To win the grand prize of one million German marks, a candidate has to survive seven days on the run while being hunted by the Köhler gang.
After almost a week without sleep and little food, he is in agony and on the verge of physical collapse; Lotz could drop out, but there is the prospect of the grand prize of one million marks, and he knows the fate of one of his predecessors: when he forfeited the game, he was so derided as a coward that he eventually committed suicide.
In the grand finale, Lotz has to pass through the "death spiral" – a 28.40-meter-long tube of bulletproof glass with three openings through which the Köhler gang can shoot him.

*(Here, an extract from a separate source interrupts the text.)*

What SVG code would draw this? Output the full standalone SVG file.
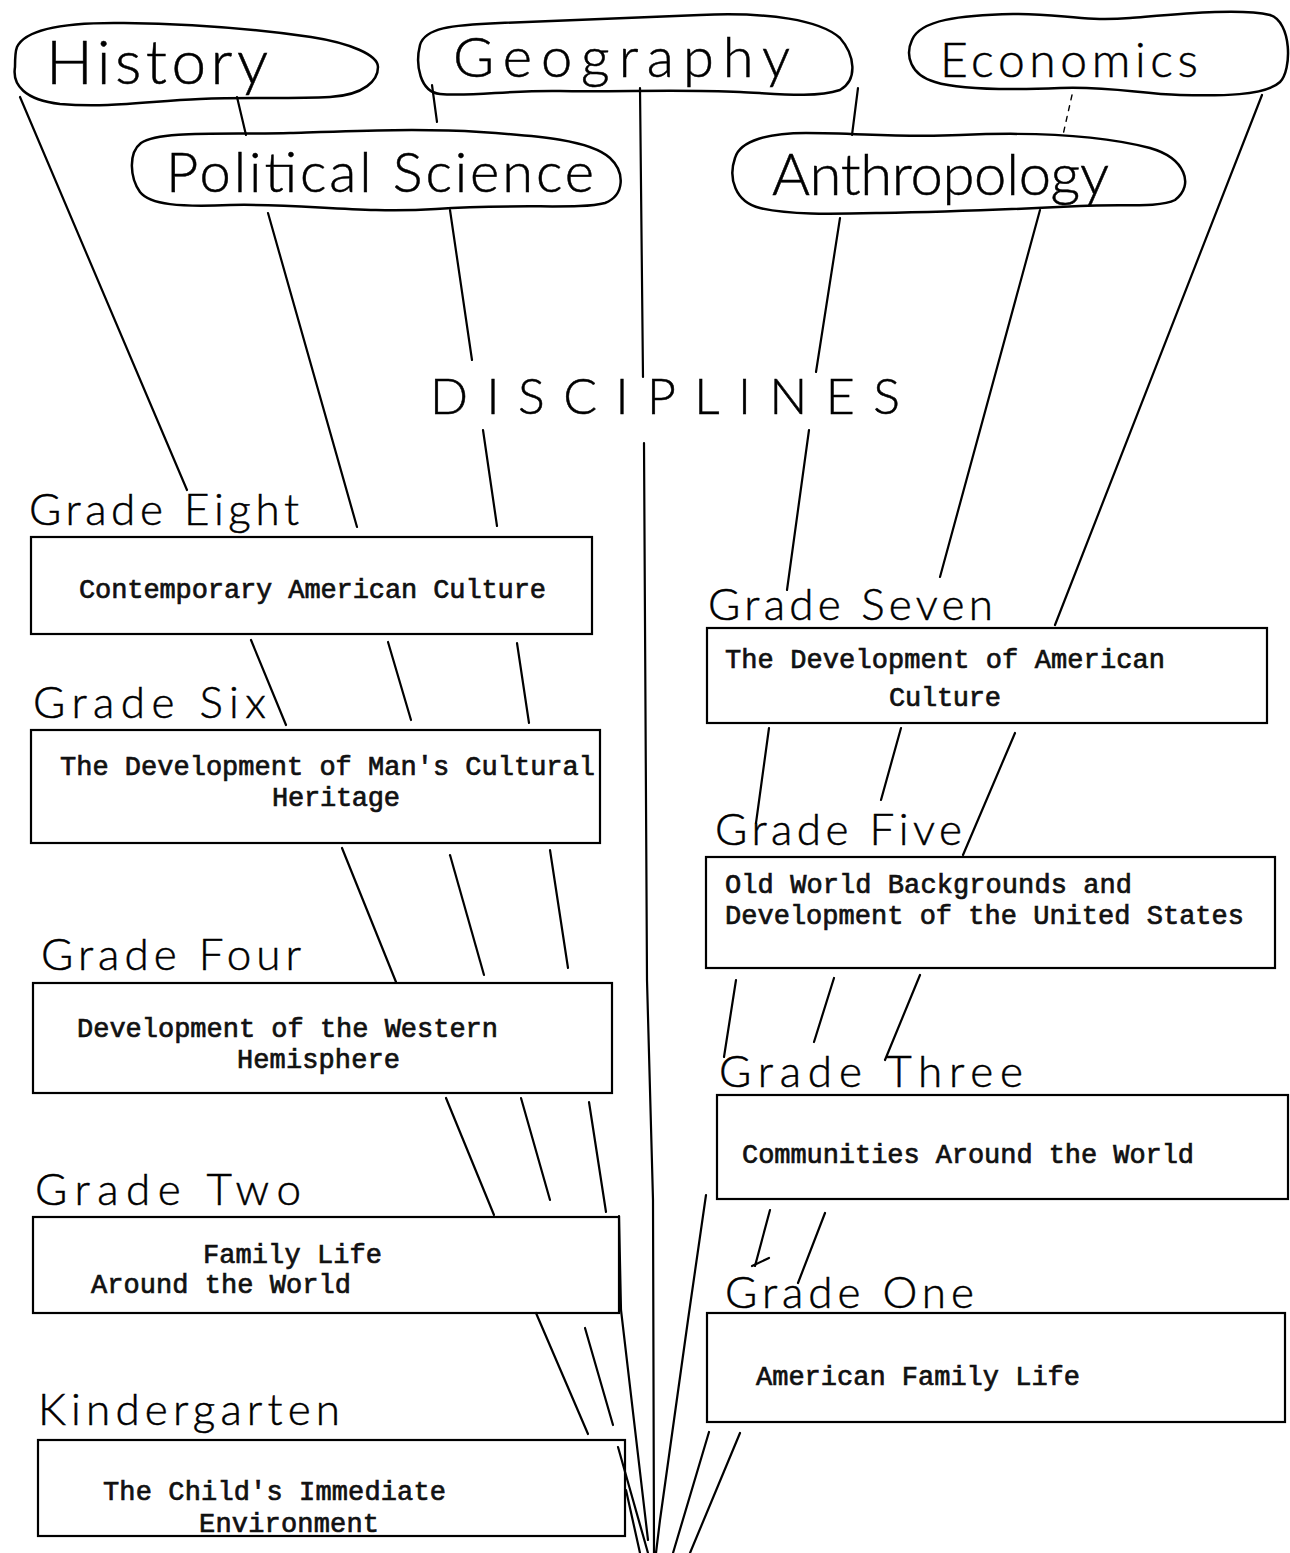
<svg xmlns="http://www.w3.org/2000/svg" width="1290" height="1553" viewBox="0 0 1290 1553">
<style>
.bg{fill:#fff}
.cloud{fill:none;stroke:#000;stroke-width:2.5;stroke-linejoin:round}
.box{fill:none;stroke:#000;stroke-width:2.2}
.hand{font-family:Lato,"Open Sans","DejaVu Sans",sans-serif;font-weight:300;fill:#000;stroke:#000;stroke-width:0.5}
.lab{font-size:44px}
.type{font-family:"Liberation Mono","DejaVu Sans Mono",monospace;font-weight:normal;font-size:27px;fill:#111;stroke:#111;stroke-width:0.7}
#connectors line,#connectors polyline{stroke:#000;stroke-width:2.2;fill:none;stroke-linecap:round}
#connectors .dash{stroke-dasharray:5 6;stroke-width:1.4}
</style>
<rect class="bg" x="0" y="0" width="1290" height="1553"/>

<g id="connectors">
  <line x1="20" y1="97" x2="187" y2="490"/>
  <line x1="237" y1="97" x2="246" y2="135"/>
  <line x1="268" y1="213" x2="357" y2="527"/>
  <line x1="450" y1="210" x2="472" y2="360"/>
  <line x1="483" y1="430" x2="497" y2="526"/>
  <line x1="432" y1="85" x2="437" y2="122"/>
  <line x1="640" y1="88" x2="643" y2="377"/>
  <polyline points="644,443 647,980 653,1200 654,1553"/>
  <line x1="858" y1="88" x2="852" y2="135"/>
  <line class="dash" x1="1072" y1="95" x2="1063" y2="135"/>
  <line x1="1262" y1="95" x2="1055" y2="625"/>
  <line x1="840" y1="218" x2="816" y2="372"/>
  <line x1="809" y1="430" x2="787" y2="590"/>
  <line x1="1040" y1="210" x2="940" y2="577"/>

  <line x1="251" y1="640" x2="286" y2="725"/>
  <line x1="388" y1="642" x2="411" y2="720"/>
  <line x1="517" y1="643" x2="529" y2="723"/>

  <line x1="342" y1="848" x2="396" y2="982"/>
  <line x1="450" y1="855" x2="484" y2="975"/>
  <line x1="550" y1="850" x2="568" y2="968"/>

  <line x1="446" y1="1098" x2="494" y2="1215"/>
  <line x1="521" y1="1098" x2="550" y2="1200"/>
  <line x1="589" y1="1102" x2="606" y2="1212"/>

  <line x1="536" y1="1313" x2="588" y2="1434"/>
  <line x1="585" y1="1328" x2="613" y2="1425"/>
  <polyline points="619,1216 621,1310 648,1540"/>
  <line x1="618" y1="1447" x2="648" y2="1553"/>
  <line x1="626" y1="1490" x2="640" y2="1553"/>
  <polyline points="706,1195 688,1320 660,1520 656,1553"/>
  <line x1="709" y1="1432" x2="673" y2="1553"/>
  <line x1="740" y1="1433" x2="690" y2="1553"/>

  <line x1="769" y1="728" x2="756" y2="823"/>
  <line x1="901" y1="728" x2="881" y2="800"/>
  <line x1="1015" y1="733" x2="963" y2="855"/>

  <line x1="736" y1="980" x2="724" y2="1057"/>
  <line x1="834" y1="978" x2="814" y2="1042"/>
  <line x1="920" y1="975" x2="885" y2="1060"/>

  <polyline points="770,1210 755,1266"/>
  <line x1="752" y1="1266" x2="769" y2="1258"/>
  <line x1="825" y1="1213" x2="798" y2="1283"/>
</g>

<g id="history">
  <path class="cloud" d="M17,47 C25,30 60,22 124,23 C190,24 250,28 311,37 C350,43 378,55 378,67 C378,80 365,95 330,97 C290,99 250,97 200,99 C150,101 110,108 60,104 C25,100 12,85 15,67 C15,58 15,52 17,47 Z"/>
  <text class="hand" x="46" y="84" font-size="62" textLength="222" lengthAdjust="spacing">History</text>
</g>
<g id="geography">
  <path class="cloud" d="M420,45 C425,28 450,25 500,23 C560,21 620,18 700,15 C770,12 820,20 840,38 C855,55 858,80 840,90 C815,98 780,94 740,92 C680,89 620,92 560,91 C510,90 470,97 440,94 C420,92 415,65 420,45 Z"/>
  <text class="hand" x="453" y="77" font-size="56" textLength="337" lengthAdjust="spacing">Geography</text>
</g>
<g id="economics">
  <path class="cloud" d="M912,40 C920,20 960,15 1013,14 C1060,13 1080,22 1130,18 C1180,14 1240,8 1270,15 C1292,22 1292,70 1280,82 C1265,96 1220,96 1180,95 C1140,94 1110,86 1060,88 C1010,90 960,90 935,82 C910,75 905,55 912,40 Z"/>
  <text class="hand" x="940" y="77" font-size="48" textLength="258" lengthAdjust="spacing">Economics</text>
</g>
<g id="political-science">
  <path class="cloud" d="M141,143 C160,130 230,135 290,133 C350,131 420,128 480,132 C540,136 590,140 610,158 C625,172 625,195 605,203 C580,210 520,203 436,209 C360,214 300,203 230,205 C180,207 150,205 140,192 C130,178 128,153 141,143 Z"/>
  <text class="hand" x="166" y="192" font-size="56" textLength="428" lengthAdjust="spacing">Political Science</text>
</g>
<g id="anthropology">
  <path class="cloud" d="M735,158 C740,140 770,133 806,133 C860,133 900,138 960,135 C1030,132 1100,135 1150,148 C1185,158 1195,185 1175,200 C1160,208 1120,204 1080,206 C1020,209 950,212 880,213 C830,214 790,215 760,208 C735,202 728,178 735,158 Z"/>
  <text class="hand" x="772" y="195" font-size="58" textLength="337" lengthAdjust="spacing">Anthropology</text>
</g>
<g id="disciplines">
  <text class="hand" x="430" y="414" font-size="50" textLength="470" lengthAdjust="spacing">DISCIPLINES</text>
</g>

<g id="grade-eight">
  <text class="hand lab" x="29" y="525" textLength="270" lengthAdjust="spacing">Grade Eight</text>
  <rect class="box" x="31" y="537" width="561" height="97"/>
  <text class="type" x="79" y="598" textLength="467" lengthAdjust="spacing">Contemporary American Culture</text>
</g>
<g id="grade-six">
  <text class="hand lab" x="33" y="718" textLength="233" lengthAdjust="spacing">Grade Six</text>
  <rect class="box" x="31" y="730" width="569" height="113"/>
  <text class="type" x="60" y="775" textLength="535" lengthAdjust="spacing">The Development of Man's Cultural</text>
  <text class="type" x="272" y="806" textLength="128" lengthAdjust="spacing">Heritage</text>
</g>
<g id="grade-four">
  <text class="hand lab" x="41" y="970" textLength="260" lengthAdjust="spacing">Grade Four</text>
  <rect class="box" x="33" y="983" width="579" height="110"/>
  <text class="type" x="77" y="1037" textLength="421" lengthAdjust="spacing">Development of the Western</text>
  <text class="type" x="237" y="1068" textLength="163" lengthAdjust="spacing">Hemisphere</text>
</g>
<g id="grade-two">
  <text class="hand lab" x="35" y="1205" textLength="266" lengthAdjust="spacing">Grade Two</text>
  <rect class="box" x="33" y="1217" width="586" height="96"/>
  <text class="type" x="203" y="1263" textLength="179" lengthAdjust="spacing">Family Life</text>
  <text class="type" x="91" y="1293" textLength="260" lengthAdjust="spacing">Around the World</text>
</g>
<g id="kindergarten">
  <text class="hand lab" x="38" y="1425" textLength="302" lengthAdjust="spacing">Kindergarten</text>
  <rect class="box" x="38" y="1440" width="587" height="96"/>
  <text class="type" x="103" y="1500" textLength="343" lengthAdjust="spacing">The Child's Immediate</text>
  <text class="type" x="199" y="1532" textLength="180" lengthAdjust="spacing">Environment</text>
</g>
<g id="grade-seven">
  <text class="hand lab" x="708" y="620" textLength="285" lengthAdjust="spacing">Grade Seven</text>
  <rect class="box" x="707" y="628" width="560" height="95"/>
  <text class="type" x="725" y="668" textLength="440" lengthAdjust="spacing">The Development of American</text>
  <text class="type" x="889" y="706" textLength="112" lengthAdjust="spacing">Culture</text>
</g>
<g id="grade-five">
  <text class="hand lab" x="715" y="845" textLength="247" lengthAdjust="spacing">Grade Five</text>
  <rect class="box" x="706" y="857" width="569" height="111"/>
  <text class="type" x="725" y="893" textLength="407" lengthAdjust="spacing">Old World Backgrounds and</text>
  <text class="type" x="725" y="924" textLength="519" lengthAdjust="spacing">Development of the United States</text>
</g>
<g id="grade-three">
  <text class="hand lab" x="719" y="1087" textLength="304" lengthAdjust="spacing">Grade Three</text>
  <rect class="box" x="717" y="1095" width="571" height="104"/>
  <text class="type" x="742" y="1163" textLength="452" lengthAdjust="spacing">Communities Around the World</text>
</g>
<g id="grade-one">
  <text class="hand lab" x="725" y="1308" textLength="249" lengthAdjust="spacing">Grade One</text>
  <rect class="box" x="707" y="1313" width="578" height="109"/>
  <text class="type" x="756" y="1385" textLength="324" lengthAdjust="spacing">American Family Life</text>
</g>
</svg>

Intentionally "exaggerat[ing] the contemporary situation [in television] and project[ing] it into the future in order to illuminate the present", as Günter Rohrbach, then head of TV programming at WDR, said at the time,[3][4] the film anticipated developments in the media, such as commercial television (which did not exist in Germany until 1984), the drive for ratings, reality shows, the Big Brother effect, and constant interruptions by highly sexualized advertisements.
Before the broadcast in 1970, an announcer said that "the rules of the game were in accordance with the January 7, 1973, federal law promoting leisure activities, as published in Bundesgesetzblatt (Germany), part 2, page 965".
In the same year, a novel by Stephen King, published in the U.S., told a similar story; the 1987 film The Running Man with Arnold Schwarzenegger is loosely based on this novel.
[1] The fictitious television show, including musical interludes, and the final sequence of the manhunt in the glass tunnel were filmed in the Gartlage hall in Osnabrück,[4] a building normally used for livestock auctions.
The comedian Dieter Hallervorden, who played the leader of the Köhler gang, was then still at the beginning of his acting career; he became known by the mid-1970s for the slapstick series Nonstop Nonsense.